Blake Heinrich – USHL defenseman (144th pick)

Brian Pinho – high school center (174th pick)

Tyler Lewington – WHL defenseman (204th pick)

Since the 2006 draft, only Braden Holtby and Cody Eakin have played in the NHL as Capitals’ draft picks chosen after the second round.  Both of them have played with the Capitals, so if any of the three skaters above have a chance in the league, it is possible in the Caps system.  Pinho is really young and there have been ten defensemen chosen in the draft by Washington in the later rounds.  While it is possible, we likely will not see these late rounders with the Capitals in the near future.

Grade:  Incomplete


Final Grade:  B-

Bowey was the Caps most solid pick and seems to be the one most likely to contribute the soonest.  Burakovsky is talented, but raw, and will need some time to develop his skill and his size.  If he meets his potential, then the Caps could be lighting a lot of lamps in the next two to three years.  Yet, Burakovsky is likely four to five years away from getting his chance and his style of play does not help fill any of the holes the Caps currently have that are stopping them from taking the next step.  Time will tell with this one.

The Sanford pick is a little baffling with the three picks given away to move back into the second round, especially when he will not be with the organization for at least four years.  The pick was a reach and the Caps gave up too much for this pick.  Not a bad draft for the Caps, but not a good one either.  A lot of potential with Burakovsky and Bowey, but Bowey is the closest safe bet for a gritty, two-way player the Caps are dying for.


4 thoughts on “Washington Capitals Draft Grades”

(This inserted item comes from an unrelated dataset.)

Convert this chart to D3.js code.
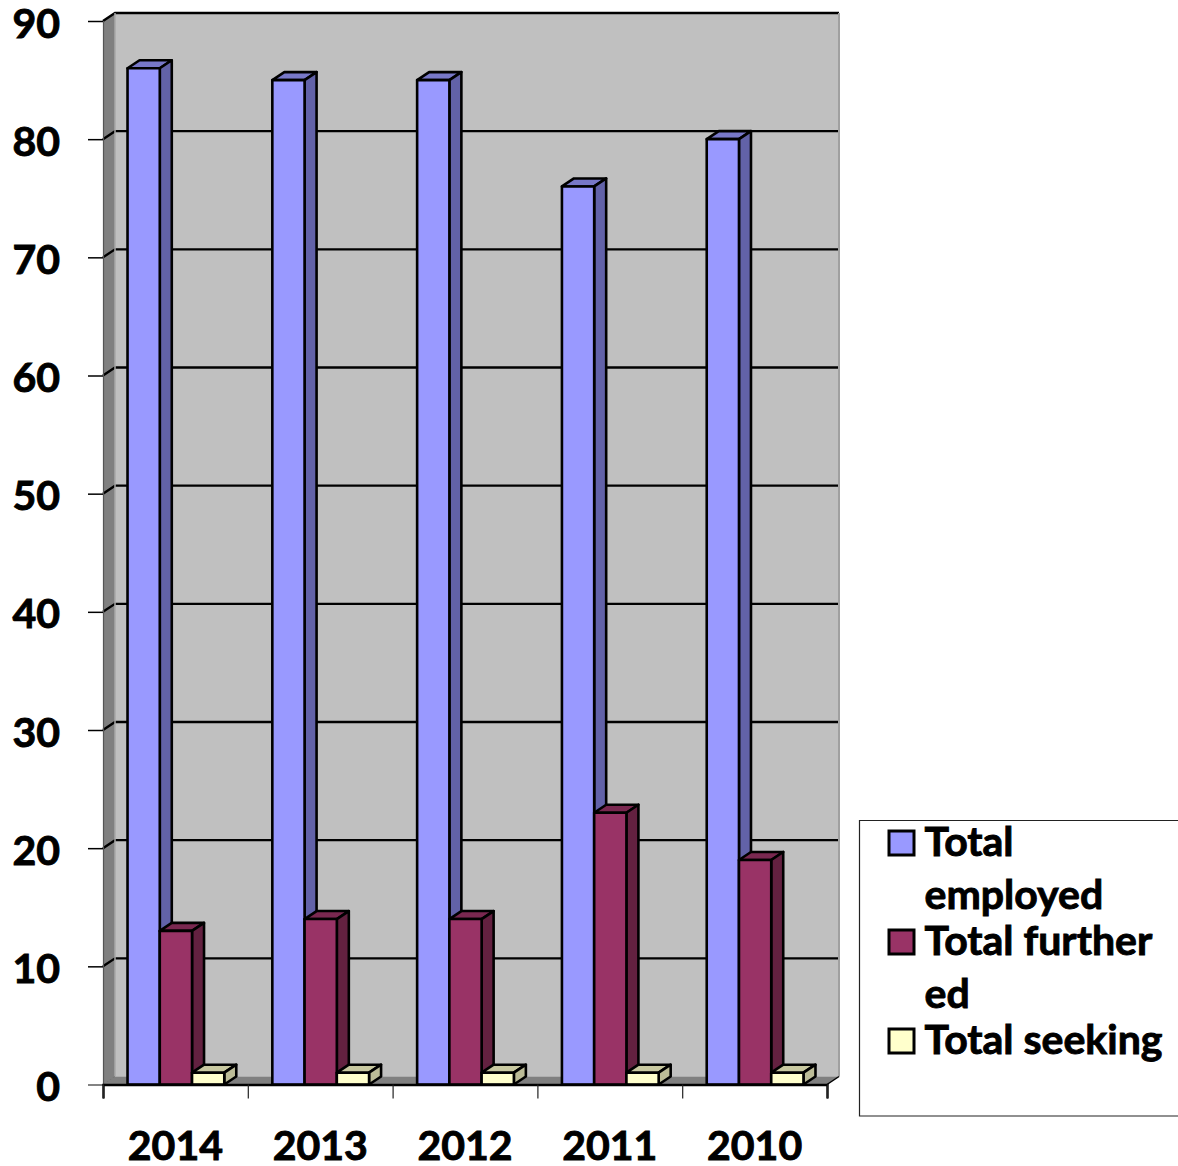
<!DOCTYPE html>
<html>
<head>
<meta charset="utf-8">
<script src="https://cdn.jsdelivr.net/npm/d3@7"></script>
<style>
  html, body { margin: 0; padding: 0; background: #fff; }
  svg { display: block; }
  text { font-family: Lato, "Open Sans", sans-serif; font-weight: 700; fill: #000; stroke: #000; stroke-width: 0.9px; }
</style>
</head>
<body>
<svg id="chart" width="1178" height="1166"></svg>
<script>
const years = ['2014', '2013', '2012', '2011', '2010'];
const employed = [86, 85, 85, 76, 80];
const further = [13, 14, 14, 23, 19];
const seeking = [1, 1, 1, 1, 1];
const yTicks = [0, 10, 20, 30, 40, 50, 60, 70, 80, 90];
const seriesNames = ['Total employed', 'Total further ed', 'Total seeking'];
const legendLines = [['Total', 'employed'], ['Total further', 'ed'], ['Total seeking']];

const colors = [
  { front: '#9999ff', top: '#7878c8', side: '#6262a8' },
  { front: '#993366', top: '#7a2850', side: '#632140' },
  { front: '#ffffcc', top: '#c8c8a0', side: '#bcbc98' }
];

// depth of the 3d box
const dx = 12;
const dy = -8;

const svg = d3.select('#chart');

const x = d3.scaleBand().domain(years).range([103, 827]);
const xEdges = d3.scaleLinear().domain([0, years.length]).range([103, 827]);
const y = d3.scaleLinear().domain([0, 90]).range([1084.5, 21]);
const inner = d3.scaleBand()
  .domain(seriesNames)
  .range([0.5, x.bandwidth() + 0.5])
  .paddingInner(0)
  .paddingOuter(0.745);

const poly = pts => pts.map(p => p.join(',')).join(' ');

// walls
const x0 = x.range()[0];
const x1 = x.range()[1];
const y0 = y(0);
const yMax = y(90);

svg.append('polygon')
  .attr('points', poly([[x0 + dx, yMax + dy], [x1 + dx, yMax + dy], [x1 + dx, y0 + dy], [x0 + dx, y0 + dy]]))
  .attr('fill', '#c0c0c0');
svg.append('polygon')
  .attr('points', poly([[x0, yMax], [x0 + dx, yMax + dy], [x0 + dx, y0 + dy], [x0, y0]]))
  .attr('fill', '#808080');
svg.append('polygon')
  .attr('points', poly([[x0, y0], [x0 + dx, y0 + dy], [x1 + dx, y0 + dy], [x1, y0]]))
  .attr('fill', '#808080');

// gridlines
yTicks.slice(1).forEach(t => {
  svg.append('polyline')
    .attr('points', poly([[x0, y(t)], [x0 + dx, y(t) + dy], [x1 + dx, y(t) + dy]]))
    .attr('fill', 'none')
    .attr('stroke', '#000')
    .attr('stroke-width', 2.4);
});

// wall edges
svg.append('line')
  .attr('x1', x0 + dx).attr('x2', x0 + dx)
  .attr('y1', yMax + dy).attr('y2', y0 + dy)
  .attr('stroke', '#a8a8a8').attr('stroke-width', 1.5);
svg.append('line')
  .attr('x1', x1 + dx).attr('x2', x1 + dx)
  .attr('y1', yMax + dy).attr('y2', y0 + dy)
  .attr('stroke', '#a0a0a0').attr('stroke-width', 2);
svg.append('polyline')
  .attr('points', poly([[x1, y0], [x1 + dx, y0 + dy]]))
  .attr('fill', 'none').attr('stroke', '#000').attr('stroke-width', 1.5);
svg.append('polyline')
  .attr('points', poly([[x0, y0], [x0 + dx, y0 + dy]]))
  .attr('fill', 'none').attr('stroke', '#777').attr('stroke-width', 1);

function drawBar(cx, w, value, c) {
  const top = y(value);
  const g = svg.append('g')
    .attr('stroke', '#000')
    .attr('stroke-width', 2.6)
    .attr('stroke-linejoin', 'round');
  g.append('polygon')
    .attr('points', poly([[cx, top], [cx + dx, top + dy], [cx + w + dx, top + dy], [cx + w, top]]))
    .attr('fill', c.top);
  g.append('polygon')
    .attr('points', poly([[cx + w, top], [cx + w + dx, top + dy], [cx + w + dx, y0 + dy], [cx + w, y0]]))
    .attr('fill', c.side);
  g.append('rect')
    .attr('x', cx).attr('y', top)
    .attr('width', w).attr('height', y0 - top)
    .attr('fill', c.front);
}

[employed, further, seeking].forEach((vals, s) => {
  years.forEach((yr, i) => {
    drawBar(x(yr) + inner(seriesNames[s]), inner.bandwidth(), vals[i], colors[s]);
  });
});

// axes
const yAxis = svg.append('g')
  .attr('transform', `translate(${x0},0)`)
  .call(d3.axisLeft(y).tickValues(yTicks).tickSize(15).tickPadding(28));
yAxis.select('.domain').attr('stroke', '#555').attr('stroke-width', 1.2);
yAxis.selectAll('.tick line').attr('stroke', '#000').attr('stroke-width', 1.5);
yAxis.selectAll('.tick').filter(d => d === 0).select('line').attr('stroke', '#777');
yAxis.selectAll('text').attr('font-size', 41).attr('dy', '0.39em');

const xTicks = svg.append('g')
  .attr('transform', `translate(0,${y0})`)
  .call(d3.axisBottom(xEdges).tickValues(d3.range(years.length + 1)).tickSize(14).tickFormat(''));
xTicks.select('.domain').attr('stroke', '#000').attr('stroke-width', 2.4);
xTicks.selectAll('.tick line').attr('stroke', '#222').attr('stroke-width', 1.2);

const xLabels = svg.append('g')
  .attr('transform', `translate(0,${y0})`)
  .call(d3.axisBottom(x).tickSize(0).tickPadding(46));
xLabels.select('.domain').remove();
xLabels.selectAll('text').attr('font-size', 41);

// legend
const legend = svg.append('g');
legend.append('path')
  .attr('d', 'M1178,820.5H859.5V1116H1178')
  .attr('fill', '#fff')
  .attr('stroke', '#222')
  .attr('stroke-width', 1.2);

const swatchTop = [831, 930, 1029];
const lineBase = [[856, 909], [955, 1008], [1054]];
legendLines.forEach((lines, i) => {
  legend.append('rect')
    .attr('x', 889).attr('y', swatchTop[i])
    .attr('width', 25).attr('height', 24)
    .attr('fill', colors[i].front)
    .attr('stroke', '#000')
    .attr('stroke-width', 3);
  lines.forEach((l, j) => {
    legend.append('text')
      .attr('x', 924.5)
      .attr('y', lineBase[i][j])
      .attr('font-size', 41)
      .text(l);
  });
});
</script>
</body>
</html>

  1. How is it someone writes much less pretends to know something about what he’s writing about when he doesn’t know what the definition of a bust is in a draft. Why are you even grading a draft if you don’t think the players need to make the NHL? Why are you even covering it? Why are you even writing? Why are you even writing about hockey?

    • I don’t believe that NHL clubs draft every player with the intent that they will play for their team one day. I also don’t believe if you never don a NHL uniform that you are a bust, per se. Sometimes you take the best talent available, but you have to know that the prospect has a small statistical chance of ever playing a game in the NHL. You only have 22 guys on a roster and a handful of NHL teams…a team’s strategy has to be more than just who is going to put on a NHL sweater someday. Go through the Caps draft history and see how many of those guys in the past five years never step into the NHL and how many of them are no longer with the organization.

      Also, I write about the KHL…hockey is more than just the NHL. It is a worldwide sport with a ton of leagues and some guys do not necessarily want to play in the NHL. Some people like the security of a multiyear contract near their families over bouncing back and forth between different teams and the stress of free agency for those who do not have a absolute shot at making a team every season. Again, not making it in the NHL does not make you a bust (see Sergei Mozyakin for instance…many other examples out there).

  2. Great column, Tim.

    While I 100% agree with your assessments on Burakowsky (nice home-run swing) and Bowey (absolute steal that late in second round), I disagree strongly on Sanford.

    Sanford’s rare combination of size, skating and skill would have him ranked much higher had he played in the CHL rather than the infrequently-scouted EJHL. At the very least this kid will be a NHL checking line stalwart, but his upside is that of a first-line, goal-scoring power forward. One of the top sleepers in the 2013 draft, and a terrific grab by McPhee & co. at #61.

    • Hi Steven! Thanks for the comment. I hope you are right about the Sanford pick. I agree his size and skating ability could be uniquely great. My main issue is that if he was such a sleeper, I am not sure if trading all of the picks to get him was the best idea. Maybe they didn’t need them, but why would you give your opponent the opportunity to be that much better? We will see how well he does over the next couple years in Boston. This could be an A+ draft, but they are too many what-ifs right now.